* **What the task asks**
Show all lines from the data that include the word "this".

★ ★ ★ ★

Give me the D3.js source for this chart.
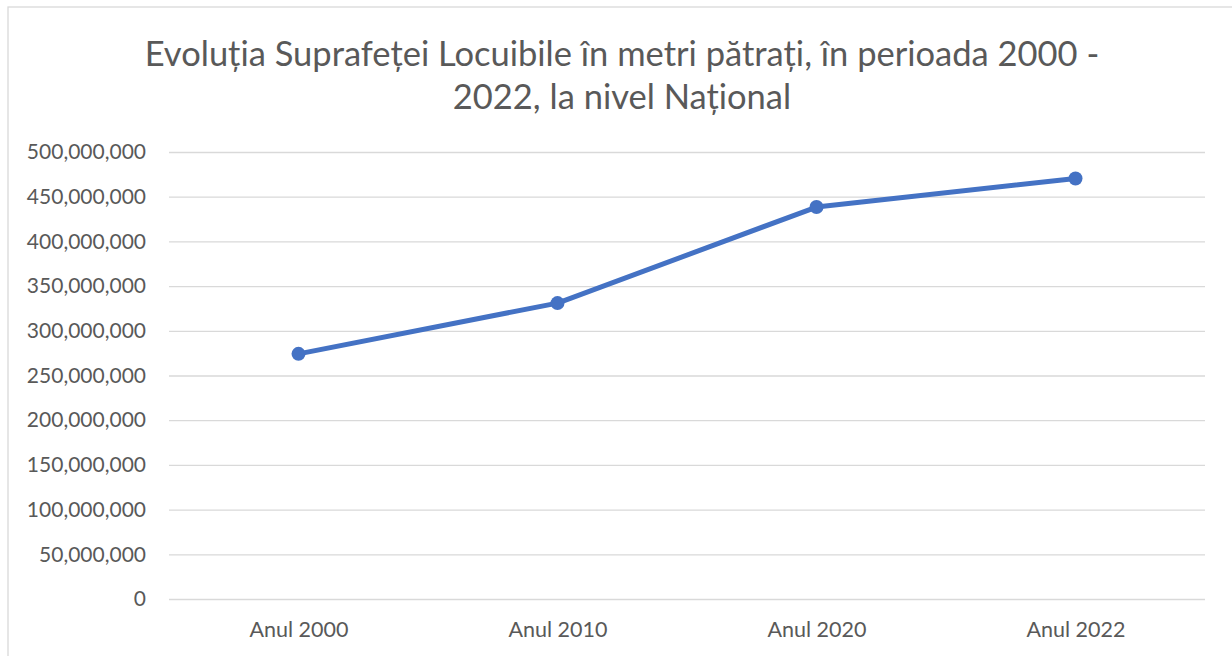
<html>
<head>
<script src="https://d3js.org/d3.v7.min.js"></script>
<style>
  body { margin: 0; background: #fff; }
  .gridlines line { stroke: #d9d9d9; stroke-width: 1.3; }
  .gridlines .domain { stroke: none; }
  text { font-family: Lato, "Open Sans", sans-serif; fill: #595959; }
</style>
</head>
<body>
<svg id="chart" width="1232" height="656"></svg>
<script>
// data
const categories = ['Anul 2000', 'Anul 2010', 'Anul 2020', 'Anul 2022'];
const values = [274200000, 331000000, 438400000, 470400000];
const yTicks = [0, 50000000, 100000000, 150000000, 200000000, 250000000,
                300000000, 350000000, 400000000, 450000000, 500000000];
const titleLines = ['Evoluția Suprafeței Locuibile în metri pătrați, în perioada 2000 -',
                    '2022, la nivel Național'];

const svg = d3.select('svg#chart');
const margins = {top: 152, left: 169, right: 27, bottom: 57};
const width = +svg.attr('width');
const height = +svg.attr('height');
const chartWidth = width - margins.left - margins.right;
const chartHeight = height - margins.top - margins.bottom;

// chart area frame
svg.append('rect')
    .attr('x', 8).attr('y', 7)
    .attr('width', width + 20).attr('height', height + 20)
    .attr('fill', 'none').attr('stroke', '#d9d9d9').attr('stroke-width', 1.3);

const xScale = d3.scalePoint().domain(categories).range([0, chartWidth]).padding(0.5);
const yScale = d3.scaleLinear().domain([0, 500000000]).range([chartHeight, 0]);

const g = svg.append('g').attr('transform', `translate(${margins.left},${margins.top})`);

// horizontal gridlines
g.append('g')
    .attr('class', 'gridlines')
    .call(d3.axisLeft(yScale).tickValues(yTicks).tickSize(-chartWidth).tickFormat(''));

// y labels
const yAxis = g.append('g')
    .call(d3.axisLeft(yScale).tickValues(yTicks).tickSize(0).tickPadding(23)
          .tickFormat(d3.format(',')));
yAxis.select('.domain').remove();
yAxis.selectAll('text').style('font-size', '21px').attr('fill', '#595959')
    .style('font-family', 'Lato, sans-serif');

// x labels
const xAxis = g.append('g')
    .attr('transform', `translate(0,${chartHeight})`)
    .call(d3.axisBottom(xScale).tickSize(0).tickPadding(23));
xAxis.select('.domain').remove();
xAxis.selectAll('text').style('font-size', '21.5px').attr('fill', '#595959')
    .style('font-family', 'Lato, sans-serif');

// line + markers
const line = d3.line()
    .x((d, i) => xScale(categories[i]))
    .y(d => yScale(d));
g.append('path')
    .datum(values)
    .attr('d', line)
    .attr('fill', 'none')
    .attr('stroke', '#4472c4')
    .attr('stroke-width', 5)
    .attr('stroke-linejoin', 'round');
g.selectAll('circle')
    .data(values)
    .enter().append('circle')
    .attr('cx', (d, i) => xScale(categories[i]))
    .attr('cy', d => yScale(d))
    .attr('r', 7)
    .attr('fill', '#4472c4');

// title, sized so the first line spans about the same width as the original
const title = svg.append('text')
    .attr('text-anchor', 'middle')
    .style('font-size', '31px');
title.selectAll('tspan')
    .data(titleLines)
    .enter().append('tspan')
    .attr('x', 622)
    .attr('y', (d, i) => 66 + i * 43)
    .text(d => d);
const w = title.select('tspan').node().getComputedTextLength();
title.style('font-size', (31 * 955 / w) + 'px');
</script>
</body>
</html>
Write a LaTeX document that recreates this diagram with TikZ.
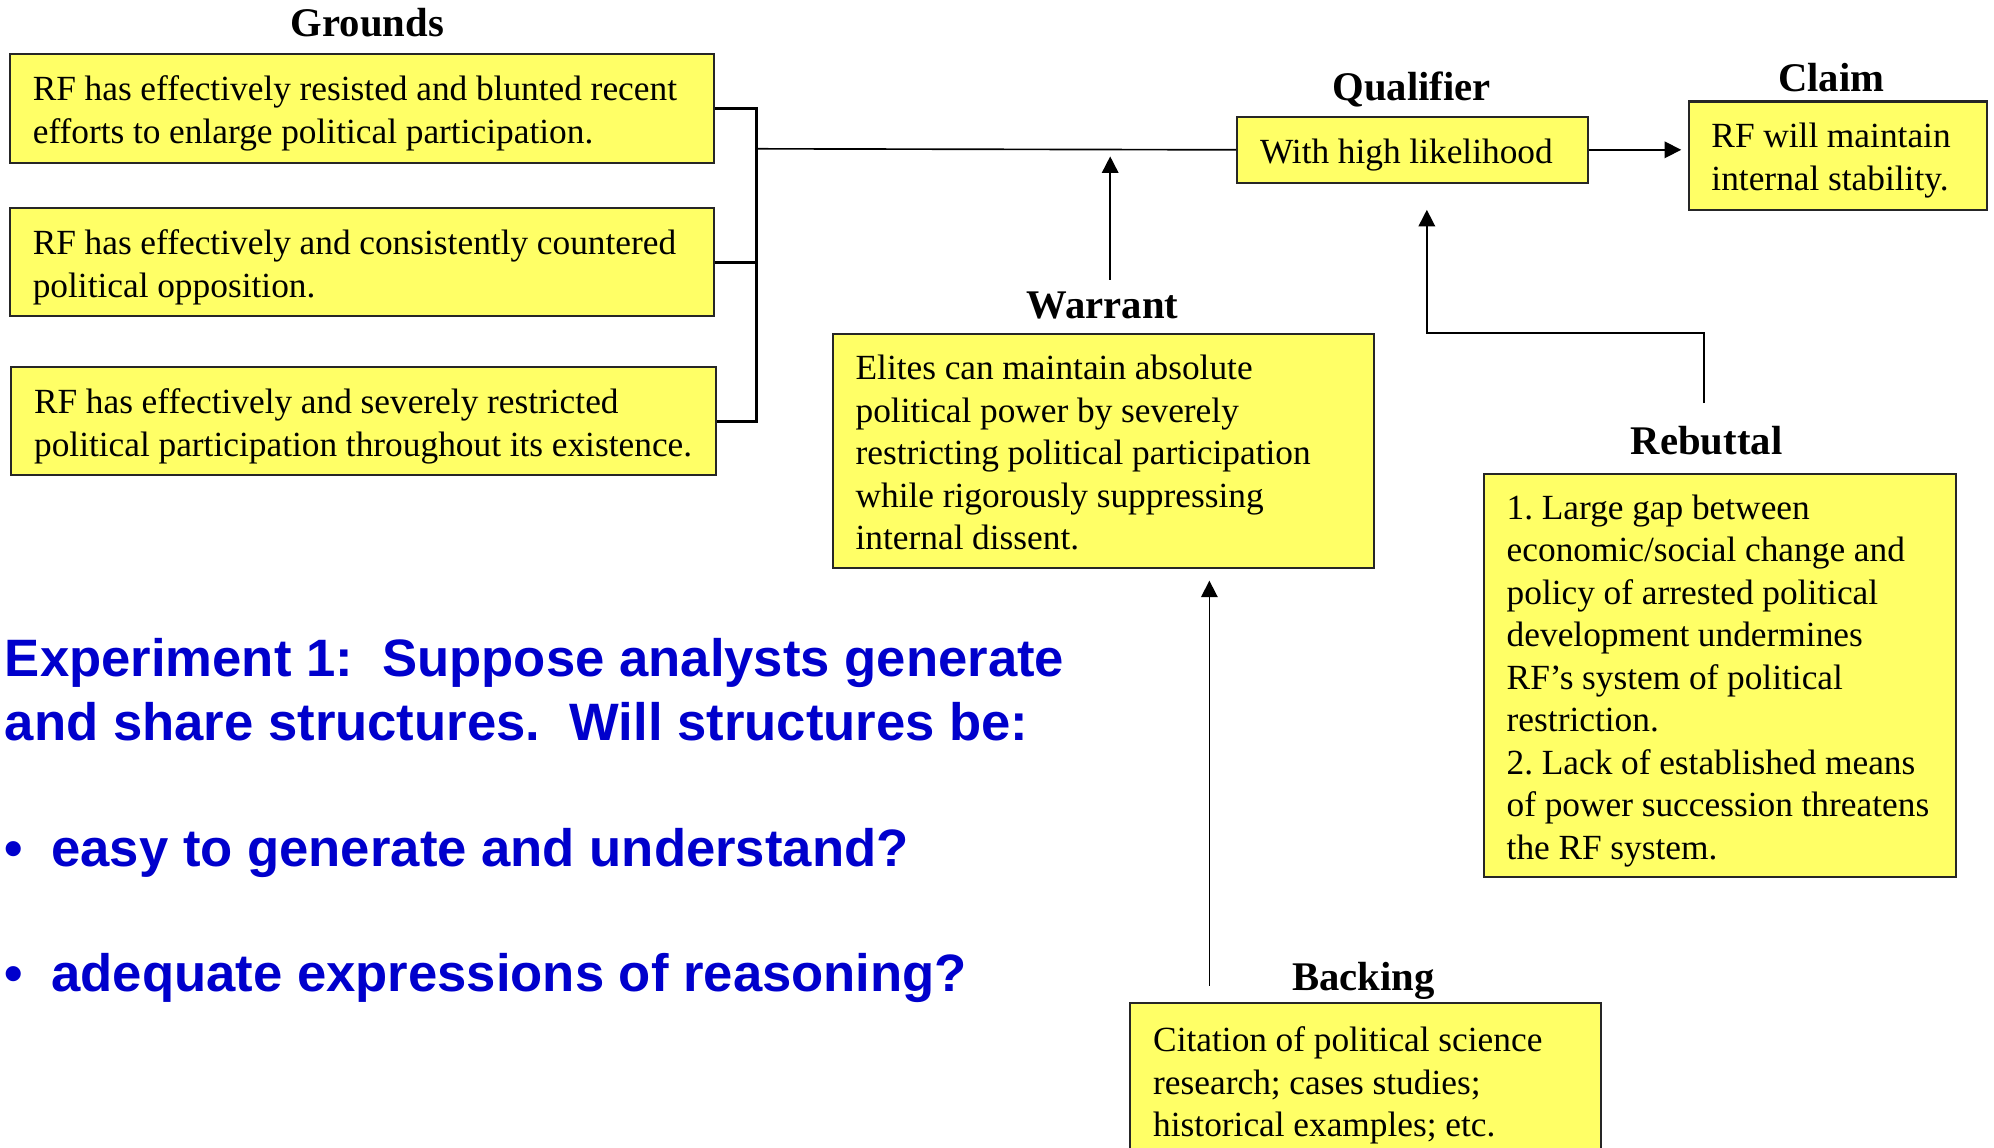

★ ★ ★ ★

* **The result**
Give me the D3.js source for this chart.
Write a LaTeX document that recreates this diagram with TikZ.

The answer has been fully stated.